Agora, para os gregos, por exemplo, o “eu” – que está bem presente no pensamento clássico (basta lembrar a máxima no frontão do Templo de Delfos, gnôthi seauton, conhece-te a ti mesmo, ou o tema do cuidado de si, epiméleia heautou, que tanto fascinou Foucault) – não tem nada a ver com o ideal moderno de autonomia individual, com a psicologização da “interioridade” ou com a consciência. O “eu” grego é um “eu” de relação, mesmo na forma privada e íntima da relação consigo mesmo; além disso, é um “eu” que nunca é autossuficiente ou autorreferencial, mas sempre inserido numa economia muito mais ampla, que é a do cosmos. Nesse sentido, Foucault foi um bom leitor de Pierre Hadot! Tudo isso é relativamente conhecido…
E o que acontece, então, quando aplicamos o mesmo tratamento a este objeto filosófico tão particular que é a verdade? No primeiro curso no Collège de France, em 1970-71, a questão insistente que surge é: como fazer uma história da verdade sem um critério absoluto da verdade? Não existe A verdade, ou seja, uma definição unívoca e ahistórica da verdade. Existem divisões do verdadeiro e do falso historicamente determinadas, o que Foucault chama de jogos de verdade, e uma historicidade dos modos de acesso à verdade que construímos. O pensamento grego arcaico vê a ordália como um caminho privilegiado para a verdade; depois, isso muda para algo muito diferente: no pensamento grego clássico, o conhecimento torna-se o caminho de acesso à verdade. Não se trata de desqualificar a verdade, mas de traçar as construções de pensamento, as configurações epistemológicas e filosóficas distintas.

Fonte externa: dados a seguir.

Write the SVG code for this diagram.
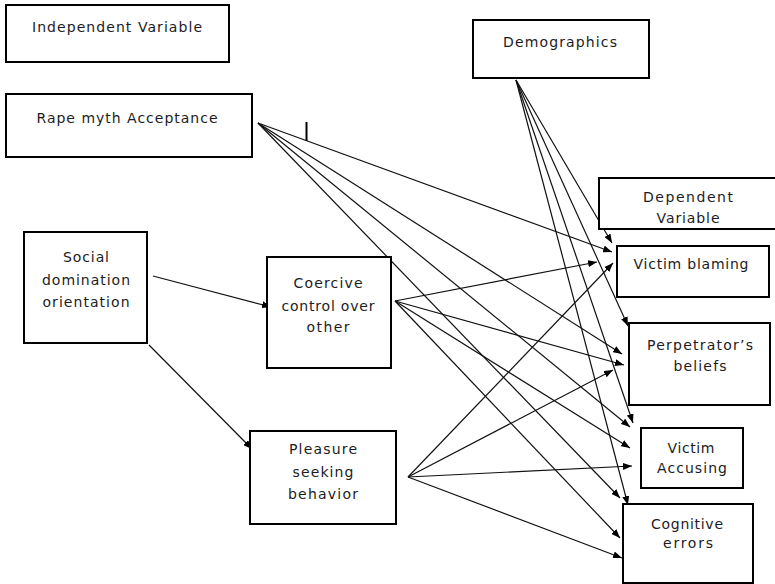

Ainda assim, não sou Descartes duvidando da sua própria mão no final da primeira das Meditações Metafísicas: estarei mesmo em frente a si em Lisboa dentro de alguns dias, a mesa do café onde desfrutaremos de um Porto será verdadeira – não é disso que se trata! O que interessa a Foucault é outra coisa: questões tão diferentes como, por exemplo: em que momento se começa a opor astrologia e astronomia como dois discursos qualitativamente diferentes? Em que momento se estabelece o regime de prova? Em que momento a confissão se torna central para o estabelecimento do que chamamos precisamente de verdade, e o que queremos dizer com esta palavra a partir de então? E por aí fora.